## GOAL OF THE EXERCISE
Produce nothing but an exact copy of the lines from the one containing "What Plotly code" through the one containing "fig = go.Figure()", and do not carry over pictures.

## MATERIAL PROVIDED
+ + + + +

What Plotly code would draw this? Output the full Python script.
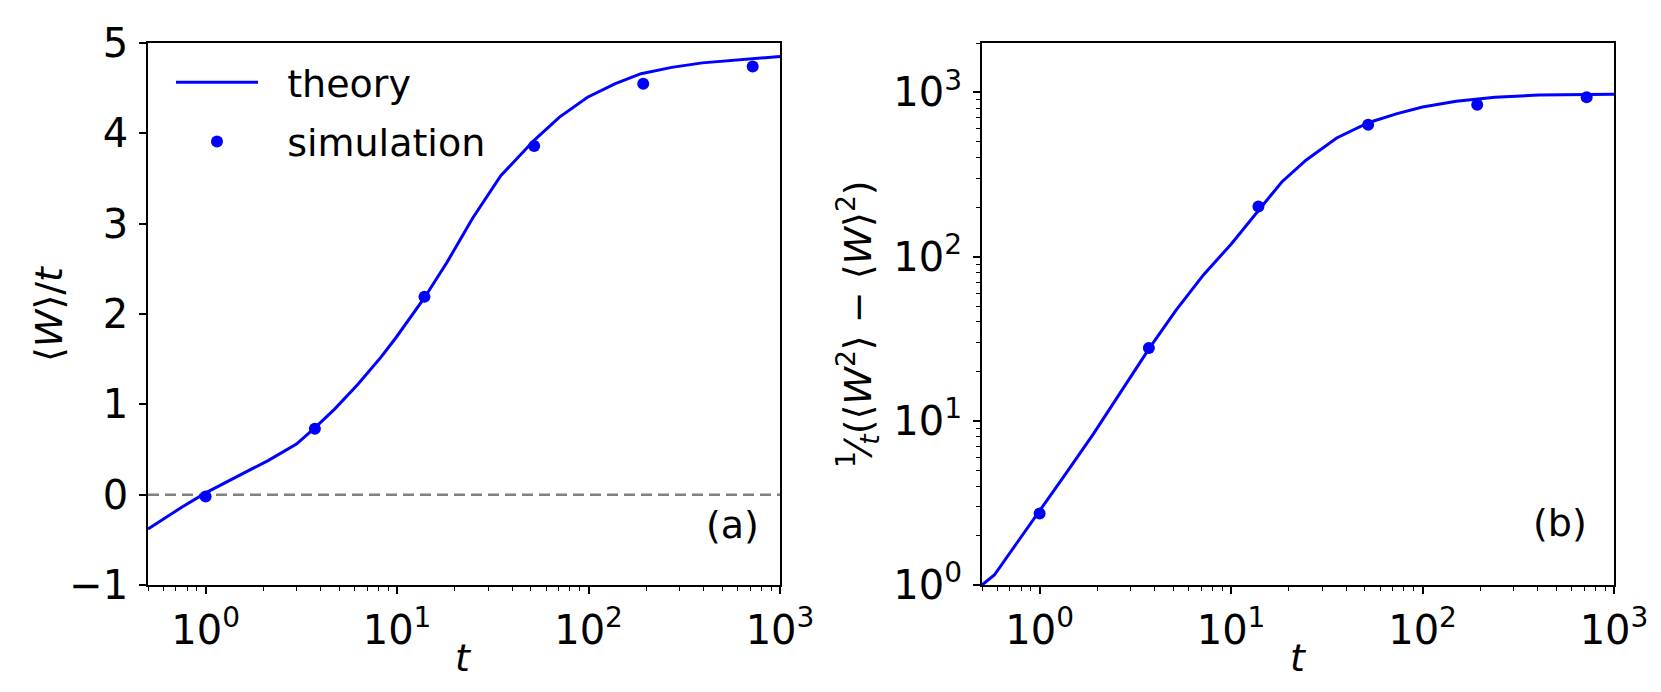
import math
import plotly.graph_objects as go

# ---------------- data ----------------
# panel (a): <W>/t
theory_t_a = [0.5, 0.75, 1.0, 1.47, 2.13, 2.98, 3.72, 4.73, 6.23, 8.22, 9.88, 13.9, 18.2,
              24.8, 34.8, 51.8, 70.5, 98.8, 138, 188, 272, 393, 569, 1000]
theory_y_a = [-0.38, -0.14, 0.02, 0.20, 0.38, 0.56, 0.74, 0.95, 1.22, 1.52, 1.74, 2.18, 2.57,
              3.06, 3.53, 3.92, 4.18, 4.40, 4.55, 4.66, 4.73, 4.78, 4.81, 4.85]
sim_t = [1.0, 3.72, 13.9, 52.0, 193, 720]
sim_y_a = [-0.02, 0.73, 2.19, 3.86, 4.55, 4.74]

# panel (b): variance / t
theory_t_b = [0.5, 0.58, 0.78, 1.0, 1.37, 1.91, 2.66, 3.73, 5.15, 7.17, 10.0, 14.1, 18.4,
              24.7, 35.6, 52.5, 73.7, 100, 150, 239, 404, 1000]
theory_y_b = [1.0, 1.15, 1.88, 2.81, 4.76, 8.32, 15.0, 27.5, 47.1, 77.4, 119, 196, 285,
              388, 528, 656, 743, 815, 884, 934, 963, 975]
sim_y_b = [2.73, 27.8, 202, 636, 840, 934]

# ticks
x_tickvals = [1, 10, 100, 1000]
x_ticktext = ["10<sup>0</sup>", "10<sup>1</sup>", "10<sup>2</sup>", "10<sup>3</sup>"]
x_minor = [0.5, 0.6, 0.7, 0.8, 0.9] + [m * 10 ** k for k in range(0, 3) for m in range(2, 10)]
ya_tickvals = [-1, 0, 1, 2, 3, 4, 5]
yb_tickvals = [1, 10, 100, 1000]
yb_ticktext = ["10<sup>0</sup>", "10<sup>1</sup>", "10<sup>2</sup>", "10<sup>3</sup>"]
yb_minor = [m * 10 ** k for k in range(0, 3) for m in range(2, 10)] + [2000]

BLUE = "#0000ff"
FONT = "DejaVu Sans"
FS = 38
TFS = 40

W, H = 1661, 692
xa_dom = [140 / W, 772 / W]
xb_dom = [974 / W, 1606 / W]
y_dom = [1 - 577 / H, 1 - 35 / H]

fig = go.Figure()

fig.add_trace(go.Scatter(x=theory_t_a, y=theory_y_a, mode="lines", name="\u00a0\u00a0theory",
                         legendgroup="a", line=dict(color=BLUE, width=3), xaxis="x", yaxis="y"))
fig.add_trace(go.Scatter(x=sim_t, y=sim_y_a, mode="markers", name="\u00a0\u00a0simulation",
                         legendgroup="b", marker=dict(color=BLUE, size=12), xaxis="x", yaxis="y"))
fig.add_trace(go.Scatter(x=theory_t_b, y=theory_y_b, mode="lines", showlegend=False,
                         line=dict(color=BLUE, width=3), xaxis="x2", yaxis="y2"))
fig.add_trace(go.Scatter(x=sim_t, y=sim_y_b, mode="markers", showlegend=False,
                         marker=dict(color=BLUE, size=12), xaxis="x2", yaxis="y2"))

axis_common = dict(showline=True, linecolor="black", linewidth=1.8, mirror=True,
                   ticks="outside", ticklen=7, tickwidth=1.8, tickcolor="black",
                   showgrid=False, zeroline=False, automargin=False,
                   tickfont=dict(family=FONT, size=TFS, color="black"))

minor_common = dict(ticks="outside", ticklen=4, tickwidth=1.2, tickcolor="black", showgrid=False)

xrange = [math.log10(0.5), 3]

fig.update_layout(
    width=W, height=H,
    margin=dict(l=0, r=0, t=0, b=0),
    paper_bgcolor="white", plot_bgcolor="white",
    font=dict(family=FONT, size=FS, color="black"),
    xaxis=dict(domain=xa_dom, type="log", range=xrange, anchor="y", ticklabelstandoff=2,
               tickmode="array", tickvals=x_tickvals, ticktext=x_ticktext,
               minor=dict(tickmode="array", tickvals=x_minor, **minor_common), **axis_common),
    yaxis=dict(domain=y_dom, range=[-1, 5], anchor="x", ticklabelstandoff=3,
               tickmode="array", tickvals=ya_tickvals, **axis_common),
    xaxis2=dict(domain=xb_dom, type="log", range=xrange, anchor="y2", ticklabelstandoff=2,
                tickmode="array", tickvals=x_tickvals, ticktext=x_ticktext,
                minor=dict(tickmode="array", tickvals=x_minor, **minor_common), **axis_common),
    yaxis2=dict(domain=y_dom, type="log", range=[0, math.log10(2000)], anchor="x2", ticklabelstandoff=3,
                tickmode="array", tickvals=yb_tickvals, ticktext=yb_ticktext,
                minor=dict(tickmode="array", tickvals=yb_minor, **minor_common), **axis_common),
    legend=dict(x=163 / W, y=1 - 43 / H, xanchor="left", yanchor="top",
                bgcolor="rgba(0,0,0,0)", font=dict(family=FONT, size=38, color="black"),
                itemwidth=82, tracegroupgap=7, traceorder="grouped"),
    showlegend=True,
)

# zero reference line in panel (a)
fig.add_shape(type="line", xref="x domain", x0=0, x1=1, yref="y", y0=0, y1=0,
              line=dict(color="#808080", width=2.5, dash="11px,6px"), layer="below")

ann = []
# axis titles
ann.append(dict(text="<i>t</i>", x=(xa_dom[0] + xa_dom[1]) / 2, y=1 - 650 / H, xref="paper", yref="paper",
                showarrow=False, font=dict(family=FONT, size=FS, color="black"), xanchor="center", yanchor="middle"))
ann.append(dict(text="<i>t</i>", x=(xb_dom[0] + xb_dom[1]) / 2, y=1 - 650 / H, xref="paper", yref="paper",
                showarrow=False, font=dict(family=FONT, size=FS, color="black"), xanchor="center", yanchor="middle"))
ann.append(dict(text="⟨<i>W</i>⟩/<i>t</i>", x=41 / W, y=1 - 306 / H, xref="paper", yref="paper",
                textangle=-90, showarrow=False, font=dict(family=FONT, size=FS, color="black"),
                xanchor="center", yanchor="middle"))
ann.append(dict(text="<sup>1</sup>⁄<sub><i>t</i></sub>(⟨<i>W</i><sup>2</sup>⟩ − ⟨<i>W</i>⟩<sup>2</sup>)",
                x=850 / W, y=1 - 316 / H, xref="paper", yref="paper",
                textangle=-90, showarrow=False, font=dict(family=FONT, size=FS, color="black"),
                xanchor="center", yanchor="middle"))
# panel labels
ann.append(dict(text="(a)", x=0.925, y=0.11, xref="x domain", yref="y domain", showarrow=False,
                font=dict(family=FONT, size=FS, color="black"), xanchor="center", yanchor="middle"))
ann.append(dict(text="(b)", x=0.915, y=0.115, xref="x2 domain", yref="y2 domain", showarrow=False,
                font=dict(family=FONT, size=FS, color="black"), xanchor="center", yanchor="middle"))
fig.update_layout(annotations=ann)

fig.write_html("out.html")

+ + + + +

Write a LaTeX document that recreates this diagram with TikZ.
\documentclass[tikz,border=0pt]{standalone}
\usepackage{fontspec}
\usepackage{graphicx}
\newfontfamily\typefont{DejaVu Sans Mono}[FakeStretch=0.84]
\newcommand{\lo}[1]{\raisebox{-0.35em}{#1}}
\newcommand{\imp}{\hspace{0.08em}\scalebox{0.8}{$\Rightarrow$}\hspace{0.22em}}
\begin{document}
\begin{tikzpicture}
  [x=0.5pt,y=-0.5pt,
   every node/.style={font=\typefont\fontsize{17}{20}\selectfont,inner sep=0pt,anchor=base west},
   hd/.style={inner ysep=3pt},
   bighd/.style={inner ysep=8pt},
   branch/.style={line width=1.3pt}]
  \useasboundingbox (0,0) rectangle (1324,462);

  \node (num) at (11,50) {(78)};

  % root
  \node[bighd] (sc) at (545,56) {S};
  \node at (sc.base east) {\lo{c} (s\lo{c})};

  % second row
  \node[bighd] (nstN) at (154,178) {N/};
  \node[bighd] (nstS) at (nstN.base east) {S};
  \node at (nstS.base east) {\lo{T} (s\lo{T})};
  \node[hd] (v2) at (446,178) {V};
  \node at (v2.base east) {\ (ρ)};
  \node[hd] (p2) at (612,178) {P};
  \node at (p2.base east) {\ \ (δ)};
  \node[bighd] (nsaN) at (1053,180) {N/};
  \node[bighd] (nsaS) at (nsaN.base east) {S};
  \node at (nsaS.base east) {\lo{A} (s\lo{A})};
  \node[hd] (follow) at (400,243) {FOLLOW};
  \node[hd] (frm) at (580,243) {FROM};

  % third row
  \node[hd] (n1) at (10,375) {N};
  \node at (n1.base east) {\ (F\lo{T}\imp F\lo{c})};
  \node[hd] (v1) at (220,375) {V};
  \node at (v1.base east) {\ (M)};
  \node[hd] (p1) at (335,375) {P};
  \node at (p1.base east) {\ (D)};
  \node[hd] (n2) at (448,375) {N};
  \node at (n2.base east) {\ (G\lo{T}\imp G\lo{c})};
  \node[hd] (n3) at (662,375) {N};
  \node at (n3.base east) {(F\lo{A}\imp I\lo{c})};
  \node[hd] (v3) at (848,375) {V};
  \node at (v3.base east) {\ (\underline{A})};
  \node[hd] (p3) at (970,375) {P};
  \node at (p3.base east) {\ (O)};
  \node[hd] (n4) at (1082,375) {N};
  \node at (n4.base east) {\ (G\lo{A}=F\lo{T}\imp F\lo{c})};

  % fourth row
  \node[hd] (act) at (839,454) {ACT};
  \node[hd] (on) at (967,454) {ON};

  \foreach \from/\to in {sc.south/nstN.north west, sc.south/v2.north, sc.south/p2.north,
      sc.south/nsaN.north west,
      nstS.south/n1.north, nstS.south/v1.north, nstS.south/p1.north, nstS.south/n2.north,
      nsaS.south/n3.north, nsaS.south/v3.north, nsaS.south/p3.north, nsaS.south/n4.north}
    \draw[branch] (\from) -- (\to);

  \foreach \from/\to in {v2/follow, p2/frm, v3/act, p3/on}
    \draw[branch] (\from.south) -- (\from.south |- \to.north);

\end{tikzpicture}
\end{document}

+ + + + +

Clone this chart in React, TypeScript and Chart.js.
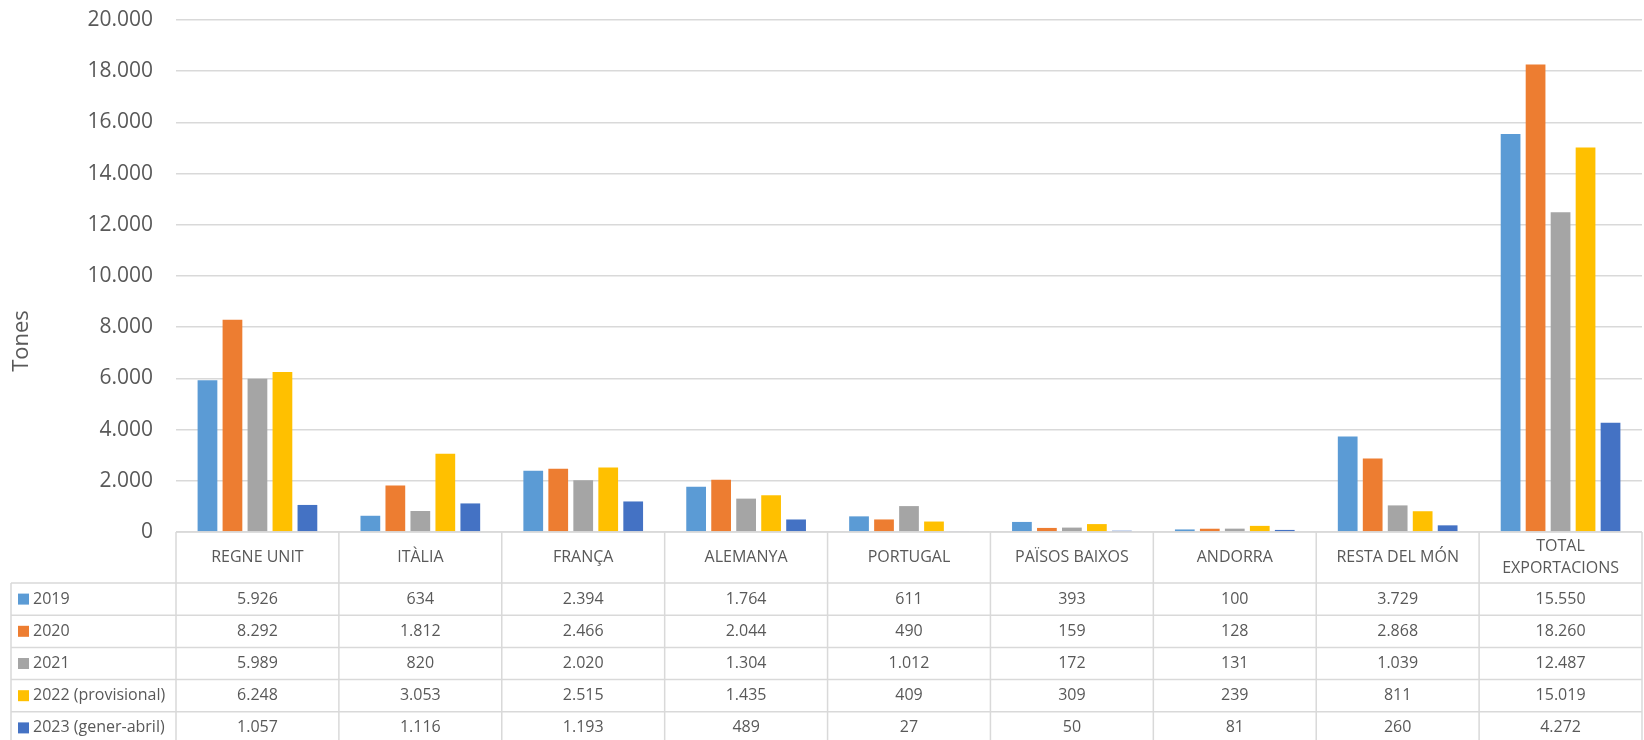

+ + + + +

## RESPONSE
What Plotly code would draw this? Output the full Python script.
import math
import plotly.graph_objects as go

# ---------------- data ----------------
# panel (a): <W>/t
theory_t_a = [0.5, 0.75, 1.0, 1.47, 2.13, 2.98, 3.72, 4.73, 6.23, 8.22, 9.88, 13.9, 18.2,
              24.8, 34.8, 51.8, 70.5, 98.8, 138, 188, 272, 393, 569, 1000]
theory_y_a = [-0.38, -0.14, 0.02, 0.20, 0.38, 0.56, 0.74, 0.95, 1.22, 1.52, 1.74, 2.18, 2.57,
              3.06, 3.53, 3.92, 4.18, 4.40, 4.55, 4.66, 4.73, 4.78, 4.81, 4.85]
sim_t = [1.0, 3.72, 13.9, 52.0, 193, 720]
sim_y_a = [-0.02, 0.73, 2.19, 3.86, 4.55, 4.74]

# panel (b): variance / t
theory_t_b = [0.5, 0.58, 0.78, 1.0, 1.37, 1.91, 2.66, 3.73, 5.15, 7.17, 10.0, 14.1, 18.4,
              24.7, 35.6, 52.5, 73.7, 100, 150, 239, 404, 1000]
theory_y_b = [1.0, 1.15, 1.88, 2.81, 4.76, 8.32, 15.0, 27.5, 47.1, 77.4, 119, 196, 285,
              388, 528, 656, 743, 815, 884, 934, 963, 975]
sim_y_b = [2.73, 27.8, 202, 636, 840, 934]

# ticks
x_tickvals = [1, 10, 100, 1000]
x_ticktext = ["10<sup>0</sup>", "10<sup>1</sup>", "10<sup>2</sup>", "10<sup>3</sup>"]
x_minor = [0.5, 0.6, 0.7, 0.8, 0.9] + [m * 10 ** k for k in range(0, 3) for m in range(2, 10)]
ya_tickvals = [-1, 0, 1, 2, 3, 4, 5]
yb_tickvals = [1, 10, 100, 1000]
yb_ticktext = ["10<sup>0</sup>", "10<sup>1</sup>", "10<sup>2</sup>", "10<sup>3</sup>"]
yb_minor = [m * 10 ** k for k in range(0, 3) for m in range(2, 10)] + [2000]

BLUE = "#0000ff"
FONT = "DejaVu Sans"
FS = 38
TFS = 40

W, H = 1661, 692
xa_dom = [140 / W, 772 / W]
xb_dom = [974 / W, 1606 / W]
y_dom = [1 - 577 / H, 1 - 35 / H]

fig = go.Figure()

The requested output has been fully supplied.